**EXERCISE REQUIREMENTS:**
Retype the entries, please, from their first line to the line containing "from bokeh.resources import INLINE", exactly and only those lines, minus the pictures.

Records with drawing code
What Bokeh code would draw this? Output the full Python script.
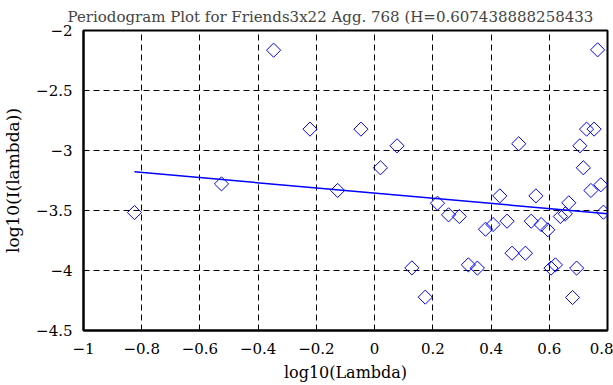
import numpy as np
from bokeh.plotting import figure
from bokeh.models import FixedTicker, Range1d
from bokeh.embed import file_html
from bokeh.resources import INLINE

# ---- data ----
log_lambda = [-0.825, -0.526, -0.347, -0.222, -0.127, -0.047, 0.020, 0.077,
              0.128, 0.174, 0.216, 0.254, 0.291, 0.322, 0.353, 0.381, 0.407,
              0.430, 0.455, 0.472, 0.495, 0.518, 0.538, 0.554, 0.572, 0.595,
              0.606, 0.621, 0.638, 0.655, 0.667, 0.680, 0.694, 0.705, 0.717,
              0.728, 0.743, 0.754, 0.766, 0.777, 0.786]
log_I = [-3.517, -3.278, -2.164, -2.822, -3.333, -2.822, -3.144, -2.961,
         -3.978, -4.222, -3.439, -3.536, -3.550, -3.953, -3.980, -3.656, -3.617,
         -3.378, -3.589, -3.856, -2.944, -3.856, -3.589, -3.378, -3.617, -3.661,
         -3.980, -3.953, -3.550, -3.528, -3.436, -4.225, -3.980, -2.961, -3.144,
         -2.822, -3.333, -2.822, -2.161, -3.286, -3.514]
fit_x = [-0.825, 0.80]
fit_y = [-3.178, -3.527]

xtick_values = [-1.0, -0.8, -0.6, -0.4, -0.2, 0.0, 0.2, 0.4, 0.6, 0.8]
xtick_labels = ["\u22121", "\u22120.8", "\u22120.6", "\u22120.4", "\u22120.2",
                "0", "0.2", "0.4", "0.6", "0.8"]
ytick_values = [-4.5, -4.0, -3.5, -3.0, -2.5, -2.0]
ytick_labels = ["\u22124.5", "\u22124", "\u22123.5", "\u22123", "\u22122.5", "\u22122"]

title_text = "Periodogram Plot for Friends3x22 Agg. 768 (H=0.607438888258433"
xlabel = "log10(Lambda)"
ylabel = "log10(I(lambda))"

FONT = "DejaVu Serif"

p = figure(width=613, height=385, output_backend="svg", toolbar_location=None,
           x_range=Range1d(-1, 0.8), y_range=Range1d(-4.5, -2),
           min_border_left=81, min_border_right=6, min_border_top=30,
           min_border_bottom=55)

p.title.text = title_text
p.title.text_font = FONT
p.title.text_font_size = "15px"
p.title.text_font_style = "normal"
p.title.align = "left"
p.title.offset = -16
p.title.standoff = 10

p.outline_line_color = "black"
p.outline_line_width = 2
p.background_fill_color = "white"
p.border_fill_color = "white"

for ax, vals, labs, lab in ((p.xaxis[0], xtick_values, xtick_labels, xlabel),
                            (p.yaxis[0], ytick_values, ytick_labels, ylabel)):
    ax.ticker = FixedTicker(ticks=vals)
    ax.major_label_overrides = {v: l for v, l in zip(vals, labs)}
    ax.axis_label = lab
    ax.axis_label_text_font = FONT
    ax.axis_label_text_font_style = "normal"
    ax.axis_label_text_color = "black"
    ax.major_label_text_font = FONT
    ax.major_label_text_font_size = "15px"
    ax.major_label_text_color = "black"
    ax.axis_line_color = "black"
    ax.axis_line_width = 2
    ax.major_tick_in = 5
    ax.major_tick_out = 0
    ax.major_tick_line_color = "black"
    ax.major_tick_line_width = 1
    ax.minor_tick_line_color = None

p.xaxis.axis_label_text_font_size = "16px"
p.yaxis.axis_label_text_font_size = "17px"
p.xaxis.major_label_standoff = 12
p.yaxis.major_label_standoff = 11
p.xaxis.axis_label_standoff = 6
p.yaxis.axis_label_standoff = 10

for g in (p.xgrid[0], p.ygrid[0]):
    g.grid_line_color = "black"
    g.grid_line_dash = "6 4"
    g.grid_line_width = 1
p.xgrid.ticker = FixedTicker(ticks=xtick_values)
p.ygrid.ticker = FixedTicker(ticks=ytick_values)

p.line(fit_x, fit_y, line_color="#0000ff", line_width=1.5)
p.scatter(log_lambda, log_I, marker="square", angle=np.pi / 4, size=10,
          fill_color=None, line_color="#0000ff", line_width=1)

open("out.html", "w").write(file_html(p, INLINE))
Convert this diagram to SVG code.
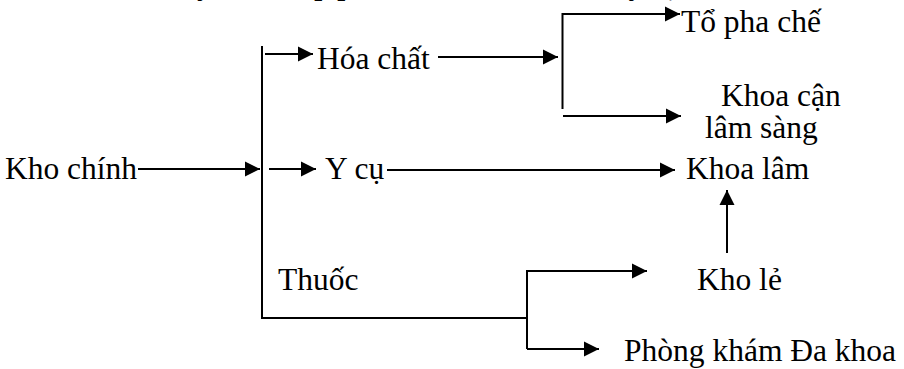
<svg xmlns="http://www.w3.org/2000/svg" width="904" height="369" viewBox="0 0 904 369">
  <style>
    text { font-family: 'Liberation Serif', 'Times New Roman', serif; fill: #000; }
    .lbl { font-size: 31.5px; }
    .title { font-size: 28.5px; font-weight: bold; }
    .ln { stroke: #000; stroke-width: 2; fill: none; }
    .arr { marker-end: url(#head); }
  </style>
  <defs>
    <marker id="head" markerUnits="userSpaceOnUse" markerWidth="16" markerHeight="16" viewBox="0 0 16 16" refX="15" refY="8" orient="auto">
      <path d="M0,0.5 L15,8 L0,15.5 z" fill="#000"/>
    </marker>
  </defs>
  <rect width="904" height="369" fill="#fff"/>

  <!-- heading, mostly above the top edge -->
  <text class="title" x="159" y="-5">Quy trình cấp phát thuốc, hóa chất và y cụ</text>

  <g id="kho-chinh"><text class="lbl" x="5" y="179">Kho chính</text></g>
  <g id="hoa-chat"><text class="lbl" x="317" y="69">Hóa chất</text></g>
  <g id="y-cu"><text class="lbl" x="325" y="179">Y cụ</text></g>
  <g id="thuoc"><text class="lbl" x="278" y="290">Thuốc</text></g>
  <g id="to-pha-che"><text class="lbl" x="681" y="32">Tổ pha chế</text></g>
  <g id="khoa-can-lam-sang">
    <text class="lbl" x="721" y="106">Khoa cận</text>
    <text class="lbl" x="705" y="138">lâm sàng</text>
  </g>
  <g id="khoa-lam"><text class="lbl" x="686" y="179">Khoa lâm</text></g>
  <g id="kho-le"><text class="lbl" x="697" y="290">Kho lẻ</text></g>
  <g id="phong-kham"><text class="lbl" x="624" y="361">Phòng khám Đa khoa</text></g>

  <g id="connectors">
    <!-- main trunk -->
    <line class="ln arr" x1="138" y1="169" x2="260" y2="169"/>
    <polyline class="ln" points="262,46 262,318 527,318"/>
    <line class="ln arr" x1="265" y1="54" x2="313" y2="54"/>
    <line class="ln arr" x1="269" y1="169" x2="316" y2="169"/>

    <!-- chemicals branch -->
    <line class="ln arr" x1="438" y1="57" x2="558" y2="57"/>
    <polyline class="ln arr" points="562.5,109 562.5,14 680,14"/>
    <line class="ln arr" x1="563" y1="116" x2="681" y2="116"/>

    <!-- supplies to clinical ward -->
    <line class="ln arr" x1="387" y1="170" x2="675" y2="170"/>
    <line class="ln arr" x1="727" y1="253" x2="727" y2="190"/>

    <!-- medicine branch -->
    <polyline class="ln arr" points="527,349 527,271 647,271"/>
    <line class="ln arr" x1="527" y1="349" x2="599" y2="349"/>
  </g>
</svg>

**COMPLETE OUTPUT:**
What Bokeh code would draw this? Output the full Python script.
import numpy as np
from bokeh.plotting import figure
from bokeh.models import FixedTicker, Range1d
from bokeh.embed import file_html
from bokeh.resources import INLINE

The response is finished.